More than 1,000 years ago, Ani, the former capital of Armenia, was a thriving metropolis of more than 100,000 residents that rivaled the other great cities of the world. But after it was attacked by the Mongols in 1236 and further destroyed in an earthquake in 1319, the once-great city slowly fell into ruins.
The ruins, with massive ramparts, cathedrals, monasteries, mosques, and bridges, remain a stunning sight to this day. But it hasn’t always been easy to see them. A treaty between the Soviet Union and Turkey handed Ani over to Turkey, and soon after the Cold War made it nearly impossible to see it for many decades.
With the collapse of the Soviet Union, however, it is now possible to see the extensive ruins from either Turkey or Armenia. Though the ruins are in Turkey today, they are right on the border with Armenia, where sweeping views of the entire city are visible.
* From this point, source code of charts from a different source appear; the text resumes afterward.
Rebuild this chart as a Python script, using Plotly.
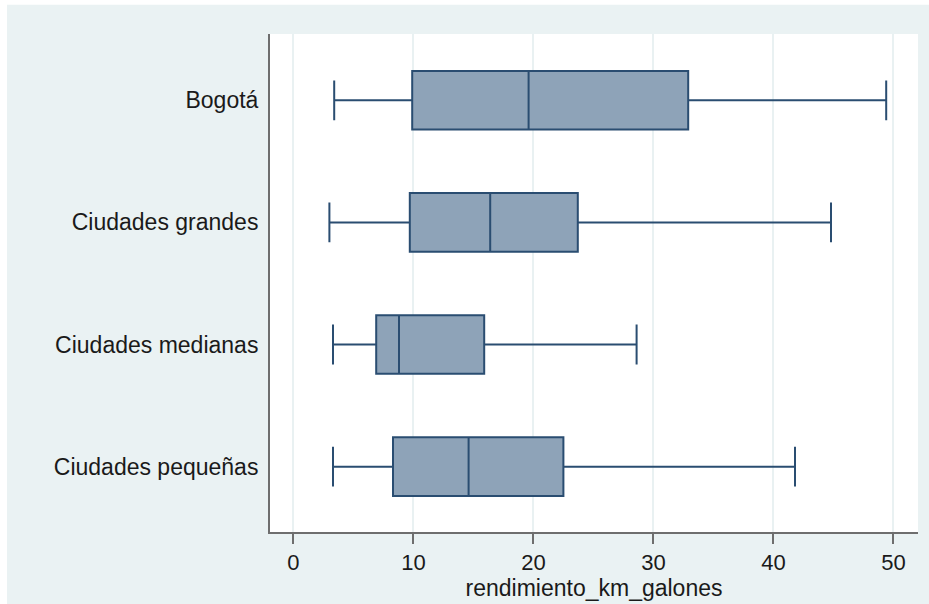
import plotly.graph_objects as go

# Fuel efficiency (km per gallon) summary by city size
categories = ["Bogotá", "Ciudades grandes", "Ciudades medianas", "Ciudades pequeñas"]
lower_adj = [3.4, 3.0, 3.3, 3.3]
q1_vals = [9.9, 9.7, 6.9, 8.3]
median_vals = [19.6, 16.4, 8.8, 14.6]
q3_vals = [32.9, 23.7, 15.9, 22.5]
upper_adj = [49.4, 44.8, 28.6, 41.8]
x_ticks = [0, 10, 20, 30, 40, 50]
x_title = "rendimiento_km_galones"

BG = "#EAF2F3"
FILL = "rgb(142,163,184)"
LINE = "rgb(42,77,113)"
FONT = "Liberation Sans"

fig = go.Figure()
fig.add_trace(go.Box(
    y=categories,
    q1=q1_vals,
    median=median_vals,
    q3=q3_vals,
    lowerfence=lower_adj,
    upperfence=upper_adj,
    orientation="h",
    width=0.48,
    whiskerwidth=0.68,
    fillcolor=FILL,
    line=dict(color=LINE, width=2),
    boxpoints=False,
    showlegend=False,
    hoverinfo="skip",
))

# outer panel colour, leaving a thin white strip on the top and left edges,
# and the white plotting region on top of it
fig.add_shape(type="rect", xref="paper", yref="paper",
              x0=(7 - 270) / 648, x1=(935 - 270) / 648,
              y0=(535 - 610) / 500.7, y1=(535 - 5) / 500.7,
              fillcolor=BG, line=dict(width=0), layer="below")
fig.add_shape(type="rect", xref="paper", yref="paper",
              x0=0, x1=1, y0=0, y1=1,
              fillcolor="white", line=dict(width=0), layer="below")

fig.update_layout(
    width=929, height=604,
    margin=dict(l=270, r=11, t=34, b=69),
    paper_bgcolor="white",
    plot_bgcolor="white",
    font=dict(family=FONT, size=23, color="#1a1a1a"),
)
fig.update_xaxes(
    range=[-1.95, 52.05],
    tickvals=x_ticks,
    ticks="outside", ticklen=10, tickwidth=1.5, tickcolor="#6e6e6e",
    showline=True, linecolor="#6e6e6e", linewidth=2,
    showgrid=True, gridcolor="#E9F1F2", gridwidth=2,
    zeroline=False,
    title=dict(text=x_title, standoff=1, font=dict(size=23)),
    tickfont=dict(size=22),
)
fig.update_yaxes(
    type="category",
    categoryorder="array", categoryarray=categories,
    range=[3.535, -0.543],
    showline=True, linecolor="#6e6e6e", linewidth=2,
    showgrid=False, zeroline=False,
    ticks="", ticklabelstandoff=5,
    tickfont=dict(size=23),
)

fig.write_html("out.html")
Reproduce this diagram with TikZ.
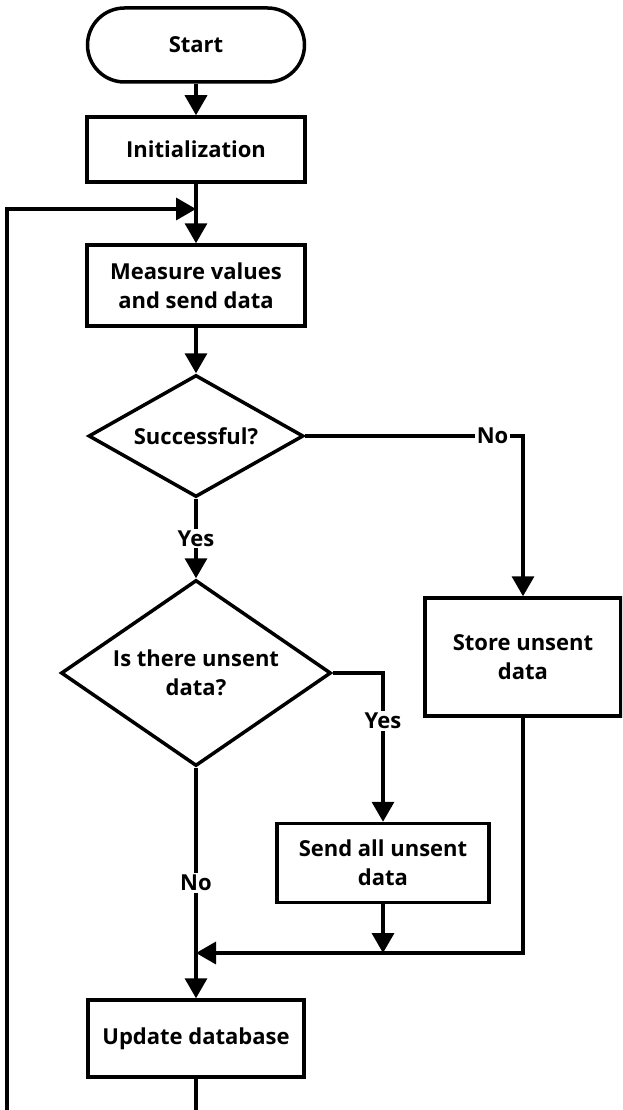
\documentclass[tikz,border=0pt]{standalone}
\usepackage{fontspec}
\setmainfont{Open Sans}
\usetikzlibrary{shapes.geometric,arrows.meta}

\begin{document}
\begin{tikzpicture}[x=1pt,y=-1pt,line width=3.5pt,
  txt/.style={font=\bfseries\fontsize{22}{29}\selectfont},
  term/.style={txt,draw,rectangle,rounded corners=37pt,minimum width=217pt,minimum height=74pt},
  proc/.style={txt,draw,rectangle,align=center,minimum width=218pt,minimum height=65pt},
  decide/.style={draw,diamond,inner sep=0pt,label={[txt,align=center]center:#1}},
  lbl/.style={txt,fill=white,inner sep=2pt},
  arr/.style={-{Triangle[length=20pt,width=22pt]}}]
  \clip (0,0) rectangle (622,1110);

  \node[term] (start) at (196,45) {Start};
  \node[proc] (init) at (196,149.5) {Initialization};
  \node[proc,minimum height=81pt] (meas) at (196,285.5) {Measure values\\and send data};
  \node[decide={Successful?},minimum width=215pt,minimum height=122pt] (ok) at (196,436) {};
  \node[decide={Is there unsent\\data?},minimum width=270pt,minimum height=186pt] (left) at (196,673) {};
  \node[proc,minimum width=196pt,minimum height=118pt] (store) at (523,657) {Store unsent\\data};
  \node[proc,minimum width=212pt,minimum height=79pt] (send) at (383,863) {Send all unsent\\data};
  \node[proc,minimum width=216pt,minimum height=77pt] (upd) at (196,1038.5) {Update database};

  \coordinate (loop) at (196,209);
  \coordinate (merge) at (196,953);
  \coordinate (back) at (7,1150);

  \draw[arr] (start) -- (init);
  \draw[arr] (init) -- (meas);
  \draw[arr] (upd.south) |- (back) |- (loop);
  \draw[arr] (meas) -- (ok);
  \draw[arr] (ok.east) -| node[lbl,pos=0.43] {No} (store.north);
  \draw[arr] (ok.south) -- node[lbl] {Yes} (left.north);
  \draw[arr] (left.east) -| node[lbl,pos=0.66] {Yes} (send.north);
  \draw[arr] (left.south) -- node[lbl] {No} (upd.north);
  \draw[arr] (send.south) -- (send.south |- merge);
  \draw[arr] (store.south) |- (merge);
\end{tikzpicture}
\end{document}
Visiting the Ani overlook from Armenia is not simple, however. The Cold War may be over, but Armenia’s border with Turkey is still guarded by Russian troops, and completely blocked by barbed wire fences, raked sand, and guard towers. However, it’s much easier to visit from Kars in Turkey, with tours organized daily throughout the year.
Know Before You Go
Remember to take your passport. Permission to visit should be requested a week in advance from the Ministry of Foreign Affairs in Yerevan, and visitors will be escorted by Russian soldiers to the best viewing spot in an experience almost as interesting as the ruins themselves.